We betray a lack of maturity of thought in this manner.

What's needed is not a cynical, "fuck 'em, they're all corrupt" attitude, but a realistic belief that everyone we vote for, or against, is deeply flawed in some way. Like us.

We accept our own flaws, and those of our friends. Why must we believe that our political heroes are pure, when we are not?
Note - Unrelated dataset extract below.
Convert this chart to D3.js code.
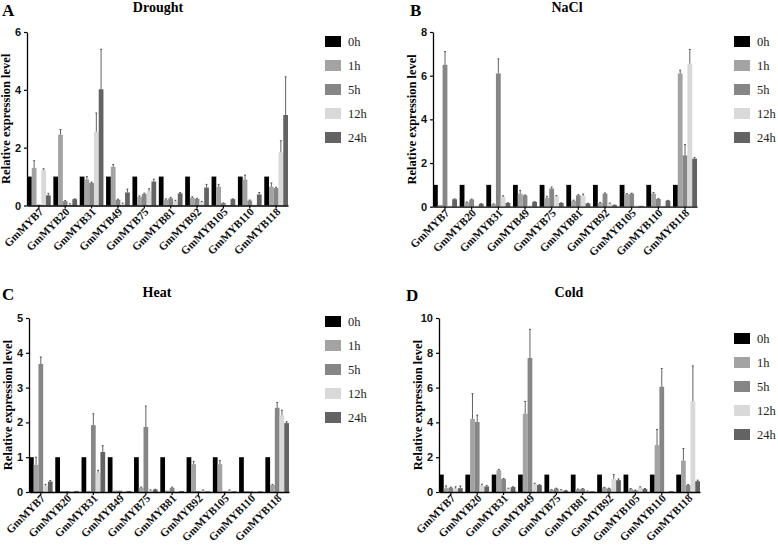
<!DOCTYPE html>
<html><head><meta charset="utf-8">
<script src="https://cdn.jsdelivr.net/npm/d3@7"></script>
<style>body{margin:0;background:#fff}svg{display:block}</style>
</head><body>
<svg id="c" width="778" height="547"></svg>
<script>
const categories = ["GmMYB7","GmMYB20","GmMYB31","GmMYB49","GmMYB75","GmMYB81","GmMYB92","GmMYB105","GmMYB110","GmMYB118"];
const times = ["0h","1h","5h","12h","24h"];
const colors = ["#000000","#a3a3a3","#868686","#d9d9d9","#636363"];

const base = [1,1,1,1,1,1,1,1,1,1];
const baseErr = [0,0,0,0,0,0,0,0,0,0];

// Drought
const droughtMeans = [
  base,
  [1.3, 2.45, 0.9, 1.34, 0.3, 0.2, 0.27, 0.65, 0.9, 0.65],
  [0.03, 0.15, 0.78, 0.2, 0.4, 0.25, 0.23, 0.08, 0.17, 0.6],
  [1.22, 0.05, 2.55, 0.06, 0.5, 0.15, 0.12, 0.02, 0.03, 1.84],
  [0.35, 0.22, 4.02, 0.45, 0.83, 0.42, 0.62, 0.22, 0.38, 3.13]
];
const droughtErr = [
  baseErr,
  [0.25, 0.18, 0.1, 0.08, 0.03, 0.03, 0.03, 0.08, 0.15, 0.13],
  [0, 0.02, 0.03, 0.02, 0.03, 0.03, 0.02, 0.01, 0.02, 0.03],
  [0.05, 0.01, 0.65, 0.02, 0.08, 0.03, 0.02, 0, 0, 0.4],
  [0.07, 0.01, 1.38, 0.12, 0.08, 0.03, 0.11, 0.01, 0.07, 1.32]
];
// NaCl
const naclMeans = [
  base,
  [0.08, 0.2, 0.12, 0.6, 0.4, 0.27, 0.17, 0.57, 0.6, 6.1],
  [6.5, 0.33, 6.1, 0.52, 0.83, 0.52, 0.6, 0.6, 0.35, 2.35],
  [0.05, 0.05, 0.45, 0.05, 0.48, 0.5, 0.15, 0.05, 0.05, 6.55],
  [0.34, 0.13, 0.17, 0.22, 0.17, 0.15, 0.07, 0.04, 0.28, 2.2]
];
const naclErr = [
  baseErr,
  [0, 0.02, 0.01, 0.15, 0.08, 0.03, 0.02, 0.03, 0.05, 0.15],
  [0.6, 0.02, 0.67, 0.02, 0.07, 0.03, 0.03, 0.02, 0.02, 0.5],
  [0, 0, 0.05, 0, 0.03, 0.08, 0.02, 0, 0, 0.65],
  [0.02, 0.01, 0.01, 0.01, 0.01, 0.01, 0.01, 0, 0.01, 0.05]
];
// Heat
const heatMeans = [
  base,
  [0.78, 0.03, 0.03, 0.04, 0.12, 0.04, 0.8, 0.8, 0.03, 0.2],
  [3.68, 0.03, 1.92, 0.04, 1.87, 0.12, 0.03, 0.02, 0.02, 2.42],
  [0.18, 0.02, 0.55, 0.02, 0.05, 0.02, 0.05, 0.05, 0.01, 2.2],
  [0.3, 0.03, 1.15, 0.03, 0.07, 0.03, 0.02, 0.02, 0.02, 1.98]
];
const heatErr = [
  baseErr,
  [0.22, 0, 0, 0, 0.02, 0, 0.08, 0.1, 0, 0.02],
  [0.2, 0, 0.33, 0, 0.6, 0.02, 0, 0, 0, 0.15],
  [0.04, 0, 0.07, 0, 0.01, 0, 0.01, 0.01, 0, 0.15],
  [0.03, 0, 0.18, 0, 0.01, 0, 0, 0, 0, 0.04]
];
// Cold
const coldMeans = [
  base,
  [0.22, 4.2, 1.25, 4.5, 0.12, 0.15, 0.25, 0.18, 2.7, 1.8],
  [0.25, 4.02, 0.75, 7.7, 0.2, 0.18, 0.2, 0.1, 6.05, 0.4],
  [0.2, 0.38, 0.2, 0.45, 0.12, 0.05, 0.75, 0.25, 0.02, 5.2],
  [0.22, 0.32, 0.28, 0.4, 0.08, 0.04, 0.68, 0.18, 0.05, 0.62]
];
const coldErr = [
  baseErr,
  [0.13, 1.45, 0.05, 0.7, 0.01, 0.02, 0.02, 0.02, 0.9, 0.7],
  [0.03, 0.4, 0.03, 1.65, 0.02, 0.02, 0.02, 0.01, 1.05, 0.03],
  [0.1, 0.07, 0.02, 0.05, 0.01, 0.01, 0.25, 0.05, 0, 2.05],
  [0.13, 0.06, 0.02, 0.02, 0.01, 0, 0.07, 0.02, 0, 0.06]
];

const panels = [
  {letter:"A", title:"Drought", means:droughtMeans, err:droughtErr, yMax:6, yStep:2,
   x0:27, x1:288, yTop:32, yBot:205.5, letterX:2, letterY:16, titleX:158, titleY:12, legX:325, legY:36},
  {letter:"B", title:"NaCl", means:naclMeans, err:naclErr, yMax:8, yStep:2,
   x0:433, x1:697, yTop:32, yBot:206.7, letterX:410, letterY:16, titleX:567, titleY:12, legX:734, legY:36},
  {letter:"C", title:"Heat", means:heatMeans, err:heatErr, yMax:5, yStep:1,
   x0:29, x1:289, yTop:318, yBot:492, letterX:2, letterY:300, titleX:157, titleY:297, legX:325, legY:316},
  {letter:"D", title:"Cold", means:coldMeans, err:coldErr, yMax:10, yStep:2,
   x0:439, x1:700, yTop:318, yBot:492, letterX:406, letterY:301, titleX:569, titleY:297, legX:734, legY:333}
];

const svg = d3.select("#c");
const serif = "'Liberation Serif','Times New Roman',serif";
const sans = "'Liberation Sans',Arial,sans-serif";

panels.forEach(p => {
  const g = svg.append("g");
  const x = d3.scaleBand().domain(categories).range([p.x0, p.x1]).paddingInner(0.1).paddingOuter(0);
  const xi = d3.scaleBand().domain(times).range([0, x.bandwidth()]).padding(0);
  const y = d3.scaleLinear().domain([0, p.yMax]).range([p.yBot, p.yTop]);

  const data = [];
  times.forEach((t, ti) => categories.forEach((c, ci) => {
    data.push({c, t, ti, v: p.means[ti][ci], e: p.err[ti][ci]});
  }));

  g.selectAll("rect.bar").data(data).join("rect")
    .attr("x", d => x(d.c) + xi(d.t))
    .attr("width", xi.bandwidth())
    .attr("y", d => y(d.v))
    .attr("height", d => y(0) - y(d.v))
    .attr("fill", d => colors[d.ti]);

  const eb = data.filter(d => d.e > 0);
  g.selectAll("line.err").data(eb).join("line")
    .attr("x1", d => x(d.c) + xi(d.t) + xi.bandwidth()/2)
    .attr("x2", d => x(d.c) + xi(d.t) + xi.bandwidth()/2)
    .attr("y1", d => y(d.v)).attr("y2", d => y(d.v + d.e))
    .attr("stroke", "#3a3a3a").attr("stroke-width", 0.8);
  g.selectAll("line.cap").data(eb).join("line")
    .attr("x1", d => x(d.c) + xi(d.t) + xi.bandwidth()/2 - 1)
    .attr("x2", d => x(d.c) + xi(d.t) + xi.bandwidth()/2 + 1)
    .attr("y1", d => y(d.v + d.e)).attr("y2", d => y(d.v + d.e))
    .attr("stroke", "#3a3a3a").attr("stroke-width", 0.8);

  // y axis
  const ya = g.append("g").attr("transform", `translate(${p.x0},0)`)
    .call(d3.axisLeft(y).tickValues(d3.range(0, p.yMax + 0.001, p.yStep)).tickSize(3).tickSizeOuter(0).tickFormat(d3.format("d")));
  ya.select(".domain").attr("stroke", "#000").attr("stroke-width", 1.3);
  ya.selectAll(".tick line").attr("stroke", "#000").attr("stroke-width", 1.2);
  ya.selectAll(".tick text").attr("font-family", sans).attr("font-weight", "bold").attr("font-size", 11).attr("fill", "#111");

  // x axis
  const xa = g.append("g").attr("transform", `translate(0,${p.yBot})`)
    .call(d3.axisBottom(x).tickSize(3).tickSizeOuter(0));
  xa.select(".domain").attr("stroke", "#000").attr("stroke-width", 1.3);
  xa.selectAll(".tick line").attr("stroke", "#000").attr("stroke-width", 1.2);
  xa.selectAll(".tick text")
    .attr("font-family", serif).attr("font-weight", "bold").attr("font-size", 11.2).attr("fill", "#111")
    .attr("text-anchor", "end").attr("dy", null).attr("y", 0)
    .attr("transform", "translate(5,7) rotate(-45)");

  // y label
  g.append("text")
    .attr("transform", `translate(${p.x0 - 17},${(p.yTop + p.yBot)/2}) rotate(-90)`)
    .attr("text-anchor", "middle")
    .attr("font-family", serif).attr("font-weight", "bold").attr("font-size", 12.5)
    .text("Relative expression level");

  // title and letter
  g.append("text").attr("x", p.titleX).attr("y", p.titleY).attr("text-anchor", "middle")
    .attr("font-family", serif).attr("font-weight", "bold").attr("font-size", 14).text(p.title);
  g.append("text").attr("x", p.letterX).attr("y", p.letterY)
    .attr("font-family", serif).attr("font-weight", "bold").attr("font-size", 17).text(p.letter);

  // legend
  const lg = g.append("g").attr("transform", `translate(${p.legX},${p.legY})`);
  times.forEach((t, i) => {
    lg.append("rect").attr("x", 0).attr("y", i*24).attr("width", 16).attr("height", 11).attr("fill", colors[i]);
    lg.append("text").attr("x", 23).attr("y", i*24 + 10)
      .attr("font-family", serif).attr("font-size", 12.5).attr("fill", "#222").text(t);
  });
});
</script>
</body></html>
Otherwise, we are doomed to repeat this cycle again and again, and the only winners will be the bottom-feeding writers of alleged tell-all books.

Blogger Unknown said...
I know this piece is primarily about Elizabeth, but here's what I don't understand: how is it that Edwards is "a lying, cheating scumbag" for lying about something that had absolutely nothing to do with the rest of the country while Obama isn't an even bigger "lying, cheating scumbag" for lying about restoring the Constitution as the rule of law and fixing our disastrous health care system? The sort of irrational judgmentalism you're leveling at how other people run their marriage smacks of the same sanctimonious horseshit that you're criticizing the media for directing at Elizabeth.

Blogger : smintheus :: said...
As appalling as the media's trashing has been of Elizabeth Edwards as a harpy, in her public life she deserves a hell of a lot of blame for facilitating and even encouraging her husband's pursuit of the presidency after she knew about his affair. It was bound to come out sooner or later, so the two of them recklessly endangered the Democrats' electoral prospects.